题目 | Prefix-Suffix Palindrome (Hard version)
Codeforces Global Round 7
D2. Prefix-Suffix Palindrome (Hard version)
https://codeforces.com/problemset/problem/1326/D2
2 seconds / 256 megabytes
standard input / standard output
Problem
This is the hard version of the problem. The difference is the constraint on the sum of lengths of strings and the number of test cases. You can make hacks only if you solve all versions of this task.
You are given a string $s$, consisting of lowercase English letters. Find the longest string, $t$, which satisfies the following conditions:
- The length of $t$ does not exceed the length of $s$.
- $t$ is a palindrome.
- There exists two strings $a$ and $b$ (possibly empty), such that $t = a + b$ ( "$+$" represents concatenation), and $a$ is prefix of $s$ while $b$ is suffix of $s$.
Input
The input consists of multiple test cases.

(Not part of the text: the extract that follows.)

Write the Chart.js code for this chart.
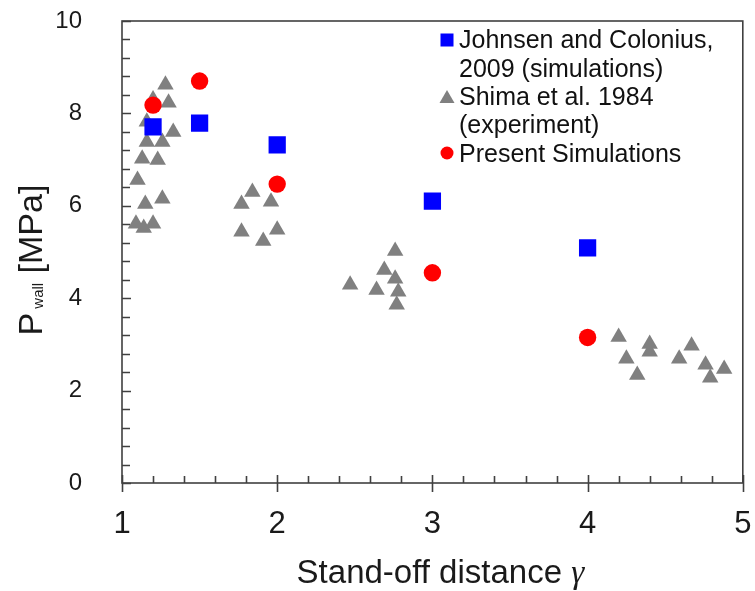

The first line contains a single integer $t$ ($1 \leq t \leq 10^5$), the number of test cases. The next $t$ lines each describe a test case.
Each test case is a non-empty string $s$, consisting of lowercase English letters.
It is guaranteed that the sum of lengths of strings over all test cases does not exceed $10^6$.
Output
For each test case, print the longest string which satisfies the conditions described above. If there exists multiple possible solutions, print any of them.
Example
Input
5
a
abcdfdcecba
abbaxyzyx
codeforces
acbba
Output
a
abcdfdcba
xyzyx
c
abba
Note
In the first test, the string $s = $"a" satisfies all conditions.
In the second test, the string "abcdfdcba" satisfies all conditions, because:
- Its length is $9$, which does not exceed the length of the string $s$, which equals $11$.
- It is a palindrome.
- "abcdfdcba" $=$ "abcdfdc" $+$ "ba", and "abcdfdc" is a prefix of $s$ while "ba" is a suffix of $s$.
It can be proven that there does not exist a longer string which satisfies the conditions.
In the fourth test, the string "c" is correct, because "c" $=$ "c" $+$ "" and $a$ or $b$ can be empty. The other possible solution for this test is "s".
题解
写出来这道题 Easy 版本的应该知道解题流程:
- 从 $s$ 里找首尾相同的部分:$\underline{\text{abc}}\text{chriskimi}\underline{\text{cba}}$
再考虑去掉首位相同部分的:$\text{chriskimi}$
- 找从左端点开始的最长回文串:$\underline{\text{c}}\text{hriskimi}$
- 找从右端点结束的最长回文串:$\text{chrisk}\underline{\text{imi}}$
- 取上面两者情况较长的部分:$\text{imi}$
- 答案就是首位部分加中间的最长回文串:$\text{abcimicba}$
Easy 版本中,字符串长度为 $10^3$ 级别,因此第 $2$ 步可以用 $O(n^2)$ 的中心扩展法通过。
Hard 版本中,字符串长度为 $10^6$ 级别,因此第 $2$ 步必须使用 $O(n)$ 的算法解决。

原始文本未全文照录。